- **What you have to do**: Reproduce the listing word for word. Skip any image.

- **Data provided**:
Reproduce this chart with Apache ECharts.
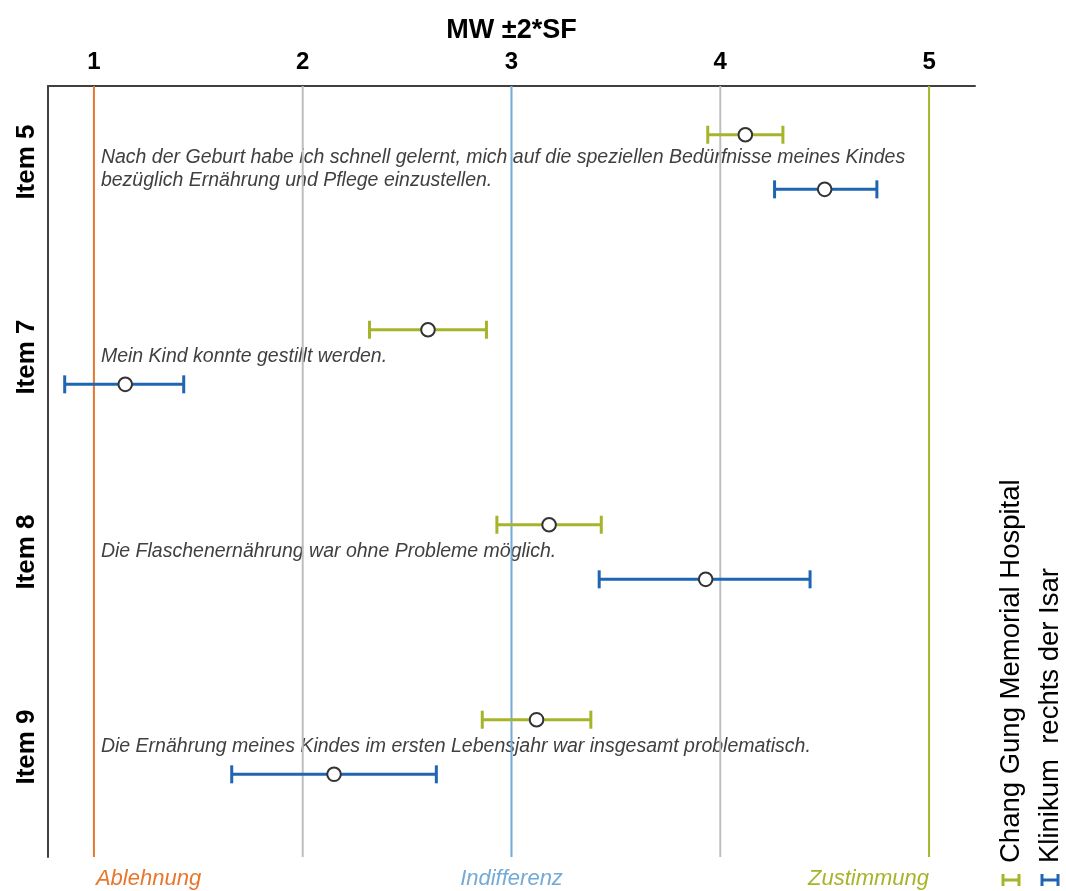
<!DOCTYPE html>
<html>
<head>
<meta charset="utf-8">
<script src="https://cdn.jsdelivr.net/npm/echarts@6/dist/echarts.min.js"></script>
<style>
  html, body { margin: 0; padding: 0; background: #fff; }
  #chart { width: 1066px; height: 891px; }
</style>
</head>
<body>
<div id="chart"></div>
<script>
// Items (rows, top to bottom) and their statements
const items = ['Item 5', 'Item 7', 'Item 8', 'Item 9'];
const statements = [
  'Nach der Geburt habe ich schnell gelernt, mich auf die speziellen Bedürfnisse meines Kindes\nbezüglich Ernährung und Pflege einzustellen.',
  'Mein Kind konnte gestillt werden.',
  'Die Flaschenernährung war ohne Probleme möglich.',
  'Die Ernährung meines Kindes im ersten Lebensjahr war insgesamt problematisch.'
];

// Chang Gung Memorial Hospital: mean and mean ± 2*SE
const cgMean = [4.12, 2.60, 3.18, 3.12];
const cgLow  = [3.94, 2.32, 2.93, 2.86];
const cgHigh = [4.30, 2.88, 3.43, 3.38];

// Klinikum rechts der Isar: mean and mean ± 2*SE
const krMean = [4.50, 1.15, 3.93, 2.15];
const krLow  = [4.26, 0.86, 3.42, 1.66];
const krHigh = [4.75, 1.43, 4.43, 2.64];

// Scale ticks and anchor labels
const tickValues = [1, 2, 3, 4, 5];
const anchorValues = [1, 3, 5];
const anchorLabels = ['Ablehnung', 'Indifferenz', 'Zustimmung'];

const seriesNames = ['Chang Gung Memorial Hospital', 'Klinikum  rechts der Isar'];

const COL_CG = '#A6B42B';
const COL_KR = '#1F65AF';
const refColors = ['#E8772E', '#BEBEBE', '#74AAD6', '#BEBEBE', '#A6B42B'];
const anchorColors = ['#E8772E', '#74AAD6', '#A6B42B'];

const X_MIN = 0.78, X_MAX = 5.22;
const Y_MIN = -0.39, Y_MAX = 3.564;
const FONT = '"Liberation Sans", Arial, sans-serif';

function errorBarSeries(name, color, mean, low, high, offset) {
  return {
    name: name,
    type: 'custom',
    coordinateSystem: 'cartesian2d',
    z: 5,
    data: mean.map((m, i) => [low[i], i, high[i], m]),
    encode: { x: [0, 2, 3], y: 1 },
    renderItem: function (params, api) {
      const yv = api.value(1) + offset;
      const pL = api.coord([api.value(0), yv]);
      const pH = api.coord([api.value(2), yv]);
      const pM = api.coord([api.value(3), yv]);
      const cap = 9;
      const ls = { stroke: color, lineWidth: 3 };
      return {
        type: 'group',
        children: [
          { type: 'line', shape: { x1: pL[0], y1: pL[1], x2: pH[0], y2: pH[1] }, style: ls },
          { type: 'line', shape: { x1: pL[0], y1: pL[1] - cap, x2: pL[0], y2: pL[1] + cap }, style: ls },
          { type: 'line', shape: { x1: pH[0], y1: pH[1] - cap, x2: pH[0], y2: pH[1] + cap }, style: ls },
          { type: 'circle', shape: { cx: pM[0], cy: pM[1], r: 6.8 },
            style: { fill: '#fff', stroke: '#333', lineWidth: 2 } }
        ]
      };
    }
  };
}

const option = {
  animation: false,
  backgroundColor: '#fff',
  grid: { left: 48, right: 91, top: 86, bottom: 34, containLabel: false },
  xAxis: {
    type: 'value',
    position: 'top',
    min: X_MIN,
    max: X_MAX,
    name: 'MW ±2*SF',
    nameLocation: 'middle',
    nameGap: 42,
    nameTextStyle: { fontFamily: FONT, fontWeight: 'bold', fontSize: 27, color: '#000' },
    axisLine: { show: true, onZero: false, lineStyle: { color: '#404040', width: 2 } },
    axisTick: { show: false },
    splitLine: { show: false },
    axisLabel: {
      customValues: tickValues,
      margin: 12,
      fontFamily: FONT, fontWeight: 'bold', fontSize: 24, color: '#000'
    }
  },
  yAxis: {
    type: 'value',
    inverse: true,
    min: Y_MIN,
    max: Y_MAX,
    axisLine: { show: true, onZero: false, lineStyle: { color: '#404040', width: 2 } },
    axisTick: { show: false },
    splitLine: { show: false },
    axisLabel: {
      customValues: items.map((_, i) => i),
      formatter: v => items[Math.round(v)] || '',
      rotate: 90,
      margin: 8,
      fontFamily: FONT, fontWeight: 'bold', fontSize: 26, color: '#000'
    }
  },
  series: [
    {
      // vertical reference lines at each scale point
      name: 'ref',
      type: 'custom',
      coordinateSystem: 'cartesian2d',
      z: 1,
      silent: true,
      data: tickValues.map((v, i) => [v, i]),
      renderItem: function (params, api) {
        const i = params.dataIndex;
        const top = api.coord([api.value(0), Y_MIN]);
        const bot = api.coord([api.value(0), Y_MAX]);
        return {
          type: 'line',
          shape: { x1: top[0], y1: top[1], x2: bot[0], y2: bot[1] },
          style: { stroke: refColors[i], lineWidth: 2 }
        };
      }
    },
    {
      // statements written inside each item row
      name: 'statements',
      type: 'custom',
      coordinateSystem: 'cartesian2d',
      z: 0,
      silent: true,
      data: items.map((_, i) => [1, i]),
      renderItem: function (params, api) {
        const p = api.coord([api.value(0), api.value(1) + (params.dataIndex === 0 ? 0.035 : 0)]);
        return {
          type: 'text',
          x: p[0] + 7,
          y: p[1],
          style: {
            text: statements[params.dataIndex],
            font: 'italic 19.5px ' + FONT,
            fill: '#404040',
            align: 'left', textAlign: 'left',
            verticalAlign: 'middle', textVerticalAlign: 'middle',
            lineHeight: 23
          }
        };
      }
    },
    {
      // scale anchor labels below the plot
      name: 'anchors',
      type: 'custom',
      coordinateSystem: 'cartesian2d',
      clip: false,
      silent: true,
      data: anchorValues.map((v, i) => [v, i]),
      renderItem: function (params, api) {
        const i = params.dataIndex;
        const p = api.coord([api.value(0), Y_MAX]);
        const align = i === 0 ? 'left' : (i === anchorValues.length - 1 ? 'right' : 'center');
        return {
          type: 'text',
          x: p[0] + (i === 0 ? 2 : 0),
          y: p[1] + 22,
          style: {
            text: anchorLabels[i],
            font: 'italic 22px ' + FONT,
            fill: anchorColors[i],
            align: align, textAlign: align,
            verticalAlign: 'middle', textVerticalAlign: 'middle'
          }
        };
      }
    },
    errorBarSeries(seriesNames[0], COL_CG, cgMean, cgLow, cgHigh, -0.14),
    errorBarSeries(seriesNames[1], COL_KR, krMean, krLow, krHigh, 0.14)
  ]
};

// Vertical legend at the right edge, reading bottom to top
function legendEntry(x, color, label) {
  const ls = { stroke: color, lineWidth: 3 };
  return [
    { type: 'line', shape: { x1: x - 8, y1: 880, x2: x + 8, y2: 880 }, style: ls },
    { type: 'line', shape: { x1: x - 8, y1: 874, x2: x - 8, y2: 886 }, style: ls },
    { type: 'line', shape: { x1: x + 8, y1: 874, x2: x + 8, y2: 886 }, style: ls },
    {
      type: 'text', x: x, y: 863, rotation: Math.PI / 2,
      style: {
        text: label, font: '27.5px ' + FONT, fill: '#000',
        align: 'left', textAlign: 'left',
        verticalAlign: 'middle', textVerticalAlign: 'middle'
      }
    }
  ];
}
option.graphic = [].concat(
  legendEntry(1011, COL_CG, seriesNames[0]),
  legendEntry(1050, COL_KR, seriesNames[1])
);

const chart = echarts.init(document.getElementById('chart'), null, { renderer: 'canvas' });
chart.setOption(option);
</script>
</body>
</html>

- **Response for this exercise**:
Reproduce this chart with Apache ECharts.
<!DOCTYPE html>
<html>
<head>
<meta charset="utf-8">
<script src="https://cdn.jsdelivr.net/npm/echarts@6/dist/echarts.min.js"></script>
<style>
  html, body { margin: 0; padding: 0; background: #fff; }
  #chart { width: 1066px; height: 891px; }
</style>
</head>
<body>
<div id="chart"></div>
<script>
// Items (rows, top to bottom) and their statements
const items = ['Item 5', 'Item 7', 'Item 8', 'Item 9'];
const statements = [
  'Nach der Geburt habe ich schnell gelernt, mich auf die speziellen Bedürfnisse meines Kindes\nbezüglich Ernährung und Pflege einzustellen.',
  'Mein Kind konnte gestillt werden.',
  'Die Flaschenernährung war ohne Probleme möglich.',
  'Die Ernährung meines Kindes im ersten Lebensjahr war insgesamt problematisch.'
];

// Chang Gung Memorial Hospital: mean and mean ± 2*SE
const cgMean = [4.12, 2.60, 3.18, 3.12];
const cgLow  = [3.94, 2.32, 2.93, 2.86];
const cgHigh = [4.30, 2.88, 3.43, 3.38];

// Klinikum rechts der Isar: mean and mean ± 2*SE
const krMean = [4.50, 1.15, 3.93, 2.15];
const krLow  = [4.26, 0.86, 3.42, 1.66];
const krHigh = [4.75, 1.43, 4.43, 2.64];

// Scale ticks and anchor labels
const tickValues = [1, 2, 3, 4, 5];
const anchorValues = [1, 3, 5];
const anchorLabels = ['Ablehnung', 'Indifferenz', 'Zustimmung'];

const seriesNames = ['Chang Gung Memorial Hospital', 'Klinikum  rechts der Isar'];

const COL_CG = '#A6B42B';
const COL_KR = '#1F65AF';
const refColors = ['#E8772E', '#BEBEBE', '#74AAD6', '#BEBEBE', '#A6B42B'];
const anchorColors = ['#E8772E', '#74AAD6', '#A6B42B'];

const X_MIN = 0.78, X_MAX = 5.22;
const Y_MIN = -0.39, Y_MAX = 3.564;
const FONT = '"Liberation Sans", Arial, sans-serif';

function errorBarSeries(name, color, mean, low, high, offset) {
  return {
    name: name,
    type: 'custom',
    coordinateSystem: 'cartesian2d',
    z: 5,
    data: mean.map((m, i) => [low[i], i, high[i], m]),
    encode: { x: [0, 2, 3], y: 1 },
    renderItem: function (params, api) {
      const yv = api.value(1) + offset;
      const pL = api.coord([api.value(0), yv]);
      const pH = api.coord([api.value(2), yv]);
      const pM = api.coord([api.value(3), yv]);
      const cap = 9;
      const ls = { stroke: color, lineWidth: 3 };
      return {
        type: 'group',
        children: [
          { type: 'line', shape: { x1: pL[0], y1: pL[1], x2: pH[0], y2: pH[1] }, style: ls },
          { type: 'line', shape: { x1: pL[0], y1: pL[1] - cap, x2: pL[0], y2: pL[1] + cap }, style: ls },
          { type: 'line', shape: { x1: pH[0], y1: pH[1] - cap, x2: pH[0], y2: pH[1] + cap }, style: ls },
          { type: 'circle', shape: { cx: pM[0], cy: pM[1], r: 6.8 },
            style: { fill: '#fff', stroke: '#333', lineWidth: 2 } }
        ]
      };
    }
  };
}

const option = {
  animation: false,
  backgroundColor: '#fff',
  grid: { left: 48, right: 91, top: 86, bottom: 34, containLabel: false },
  xAxis: {
    type: 'value',
    position: 'top',
    min: X_MIN,
    max: X_MAX,
    name: 'MW ±2*SF',
    nameLocation: 'middle',
    nameGap: 42,
    nameTextStyle: { fontFamily: FONT, fontWeight: 'bold', fontSize: 27, color: '#000' },
    axisLine: { show: true, onZero: false, lineStyle: { color: '#404040', width: 2 } },
    axisTick: { show: false },
    splitLine: { show: false },
    axisLabel: {
      customValues: tickValues,
      margin: 12,
      fontFamily: FONT, fontWeight: 'bold', fontSize: 24, color: '#000'
    }
  },
  yAxis: {
    type: 'value',
    inverse: true,
    min: Y_MIN,
    max: Y_MAX,
    axisLine: { show: true, onZero: false, lineStyle: { color: '#404040', width: 2 } },
    axisTick: { show: false },
    splitLine: { show: false },
    axisLabel: {
      customValues: items.map((_, i) => i),
      formatter: v => items[Math.round(v)] || '',
      rotate: 90,
      margin: 8,
      fontFamily: FONT, fontWeight: 'bold', fontSize: 26, color: '#000'
    }
  },
  series: [
    {
      // vertical reference lines at each scale point
      name: 'ref',
      type: 'custom',
      coordinateSystem: 'cartesian2d',
      z: 1,
      silent: true,
      data: tickValues.map((v, i) => [v, i]),
      renderItem: function (params, api) {
        const i = params.dataIndex;
        const top = api.coord([api.value(0), Y_MIN]);
        const bot = api.coord([api.value(0), Y_MAX]);
        return {
          type: 'line',
          shape: { x1: top[0], y1: top[1], x2: bot[0], y2: bot[1] },
          style: { stroke: refColors[i], lineWidth: 2 }
        };
      }
    },
    {
      // statements written inside each item row
      name: 'statements',
      type: 'custom',
      coordinateSystem: 'cartesian2d',
      z: 0,
      silent: true,
      data: items.map((_, i) => [1, i]),
      renderItem: function (params, api) {
        const p = api.coord([api.value(0), api.value(1) + (params.dataIndex === 0 ? 0.035 : 0)]);
        return {
          type: 'text',
          x: p[0] + 7,
          y: p[1],
          style: {
            text: statements[params.dataIndex],
            font: 'italic 19.5px ' + FONT,
            fill: '#404040',
            align: 'left', textAlign: 'left',
            verticalAlign: 'middle', textVerticalAlign: 'middle',
            lineHeight: 23
          }
        };
      }
    },
    {
      // scale anchor labels below the plot
      name: 'anchors',
      type: 'custom',
      coordinateSystem: 'cartesian2d',
      clip: false,
      silent: true,
      data: anchorValues.map((v, i) => [v, i]),
      renderItem: function (params, api) {
        const i = params.dataIndex;
        const p = api.coord([api.value(0), Y_MAX]);
        const align = i === 0 ? 'left' : (i === anchorValues.length - 1 ? 'right' : 'center');
        return {
          type: 'text',
          x: p[0] + (i === 0 ? 2 : 0),
          y: p[1] + 22,
          style: {
            text: anchorLabels[i],
            font: 'italic 22px ' + FONT,
            fill: anchorColors[i],
            align: align, textAlign: align,
            verticalAlign: 'middle', textVerticalAlign: 'middle'
          }
        };
      }
    },
    errorBarSeries(seriesNames[0], COL_CG, cgMean, cgLow, cgHigh, -0.14),
    errorBarSeries(seriesNames[1], COL_KR, krMean, krLow, krHigh, 0.14)
  ]
};

// Vertical legend at the right edge, reading bottom to top
function legendEntry(x, color, label) {
  const ls = { stroke: color, lineWidth: 3 };
  return [
    { type: 'line', shape: { x1: x - 8, y1: 880, x2: x + 8, y2: 880 }, style: ls },
    { type: 'line', shape: { x1: x - 8, y1: 874, x2: x - 8, y2: 886 }, style: ls },
    { type: 'line', shape: { x1: x + 8, y1: 874, x2: x + 8, y2: 886 }, style: ls },
    {
      type: 'text', x: x, y: 863, rotation: Math.PI / 2,
      style: {
        text: label, font: '27.5px ' + FONT, fill: '#000',
        align: 'left', textAlign: 'left',
        verticalAlign: 'middle', textVerticalAlign: 'middle'
      }
    }
  ];
}
option.graphic = [].concat(
  legendEntry(1011, COL_CG, seriesNames[0]),
  legendEntry(1050, COL_KR, seriesNames[1])
);

const chart = echarts.init(document.getElementById('chart'), null, { renderer: 'canvas' });
chart.setOption(option);
</script>
</body>
</html>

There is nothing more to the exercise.